Easter Bonnet Cookies – Not Simple, But Very Special
Granny’s Easter Bonnet Cookies bring back so many memories for both of us. When we were very little, we often got new dresses for Easter. Or, in Maddy’s case of being an extreme tomboy, a new blazer and matching skort. But by the 80s, it seems the tradition of girls and women getting new Easter dresses/bonnets/blazers had already fizzled. However, Granny singlehandedly managed to keep the bonnet tradition alive by making us these special cookies.
Every year we could count on a baggy of perfectly decorated, beautiful, little Easter bonnet cookies in our Easter baskets and even in our PO boxes in college (our roommates were quite jealous). Because these cookies were so special, and the recipe so complex, we knew that we wanted to make this recipe together. This was even more fun because we were visiting our brother, Andrew, who gave us a hand, too!
We learned so much while making this recipe! Making the dough (was it too sticky?), refrigerating it (we have to wait 3 hours?), rolling it out (why doesn’t Andrew have a rolling pin?!), baking to exactly the right doneness (how can we tell exactly?) and decorating all had to be done just right (HOW DID GRANNY DECORATE THESE WITH SUCH PRECISION??). Throughout the whole process, we wished that Granny was there, coaching us through. Although this was a labor intensive and intricate recipe, we both found it enjoyable and even relaxing.
Because we can’t leave well enough alone, we read a bit more about Easter Bonnets. We read that during The Depression a brand new or refurbished Easter bonnet was a simple yet very special indulgence. Making these Easter Bonnet Cookies was not simple, but the finished products are a very special indulgence. Although Easter bonnets as a fashion trend appear to be OUT these days, we hope that Granny’s Easter Bonnet cookies will be IN. We will certainly make sure that this Easter tradition stays IN with our families.
These special Easter Bonnet Cookies are an adorable addition to your Easter dessert table, or your kids' Easter Baskets. They are beautiful and delicious and will bring a smile to anyone's face.
- 1 c butter 2 sticks, softened
- 1 c sugar
- 2 t baking powder
- 1 t vanilla extract
- 2 large eggs
- 3 3/4 c all purpose flour
- 1/4 c milk
- 1 lb confectioner's sugar
- 3 egg whites
Beat butter, sugar, baking powder and vanilla in a large bowl with mixer until pale and fluffy. Beat in eggs until very well blended.
With mixer on low, gradually beat in flour and milk until well blended.

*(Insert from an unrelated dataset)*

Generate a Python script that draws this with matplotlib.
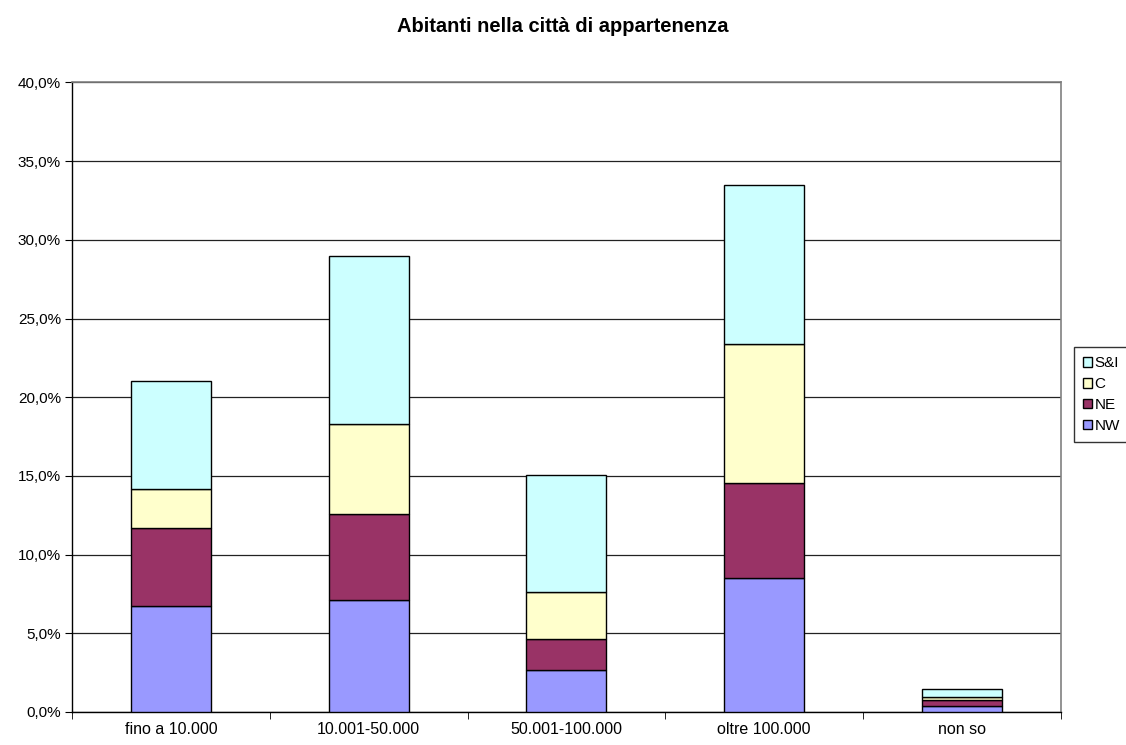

Divide dough in half. Shape each half into a 1 inch thick disk. Wrap and refrigerate at least 3 hours, until firm enough to roll.
Heat oven to 350 and have cookie sheets ready.
On a lightly floured surface, roll out 1 disk (keep the other in the refrigerator) to 1/4 inch thick. Using a 2 inch round or scalloped edge for hat brim, and roll 1/2t dough into balls for hat crown.
Bake cookies, hat and brim separately, one sheet at a time, 10-12 minutes until bottoms and edges just begin to brown. Cool on sheet, 1 minute before transferring to a wire rack to cool completely.
In a large bowl, beat sugar and egg whites with a mixer 5 to 7 minutes until stiff, glossy peaks form when beaters are lifted.
To color icing, put portions of icing into cups. Add food color (leave some icing white) a small amount at a time, until you get the desired shade. Thin the icing for spreading with drops of water if necessary.
To assemble, attach each baked crown to the center of the baked brim with icing - white. Spread to edge of cookies. Icing should not be runny.
Spoon icing into decorating bag fitted with a piping tip. Pipe ribbon around the crown of bonnets.